Abbiamo già visto cosa pensano Taverna e Perego della congruità del proprio stipendio. Sulla stessa (poco rassicurante) lunghezza d’onda ritroviamo anche il pattino Panizza ("Quello che prendiamo mi va benissimo, per carità. Anche se non è giusto che prendiamo meno dei parlamentari") e Muraro, delle Genziane ("Sono contrario, anche se sull’argomento si fa un sacco di demagogia"), mentre Leveghi (Sdi) fa un’osservazione cinica ma onesta: "Se c’è qualche acrobata spericolato che se la sente di proporre un aumento nell’anno elettorale, si faccia avanti" .

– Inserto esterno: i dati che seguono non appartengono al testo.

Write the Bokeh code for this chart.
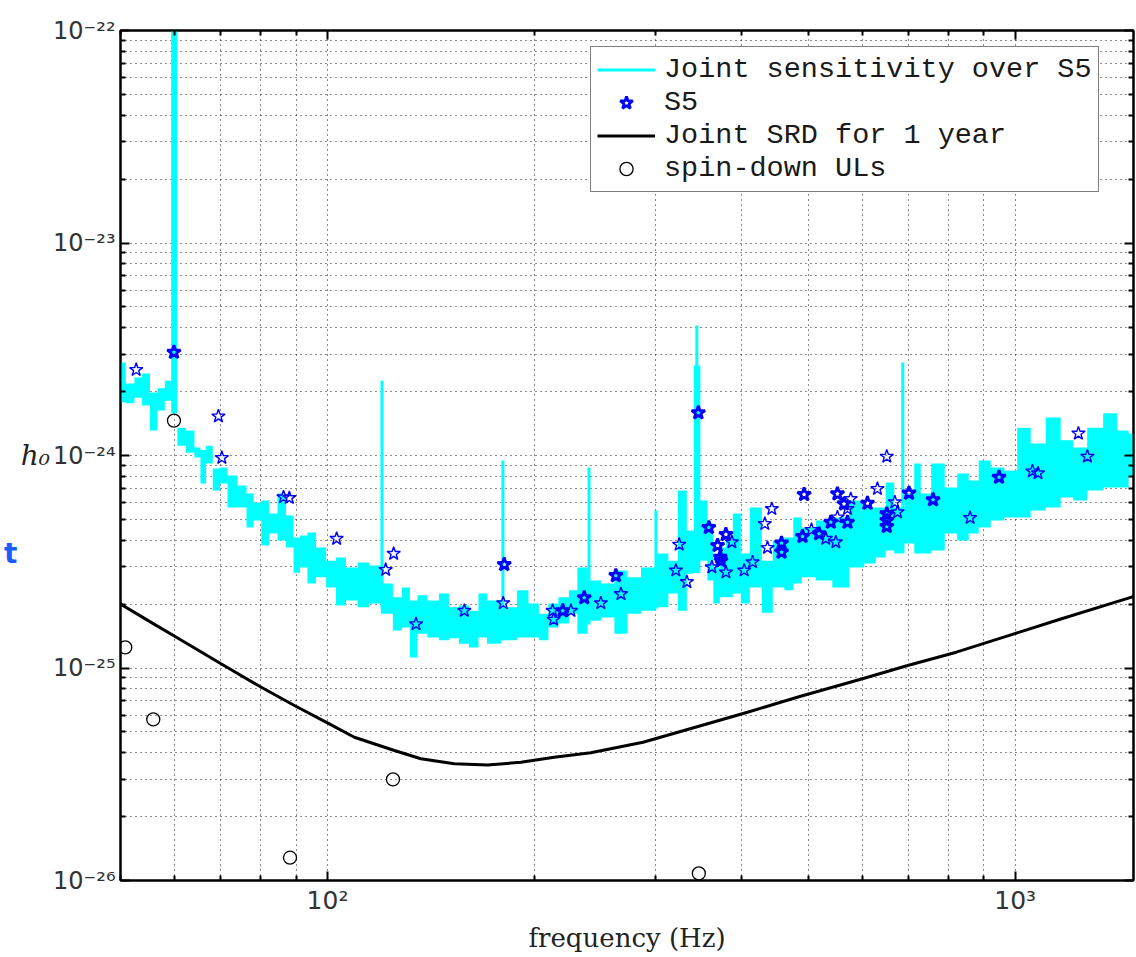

Sul versante dei moralizzatori ritroviamo invece il centrista Morandini ("E’ giunto il momento d’intervenire per legge sulle indennità ed eliminare l’aggancio automatico a quelle dei parlamentari"), il leghista Divina ("Farò di tutto per impedire che l’aumento vada in porto") e la diessina Wanda Chiodi, che forse trova le parole più in sintonia con l’opinione pubblica: "Non so se sono pitoca, che mi accontento di poco, ma a me pare che guadagniamo già abbastanza".

Ma la dichiarazione della Chiodi impallidisce di fronte alla metafisica noncuranza per il vile denaro della verde Berasi ("Il mio stipendio? E’ l’ultima cosa che m’interessa") e allo spessore etico di Caterina Dominici, che così si esprime: "Sono nettamente contraria all’aumento. La mia dedizione al popolo è totale anche con questo stipendio. Anzi, me lo ridurrei".

Aspettiamo, fiduciosi, azioni conseguenti.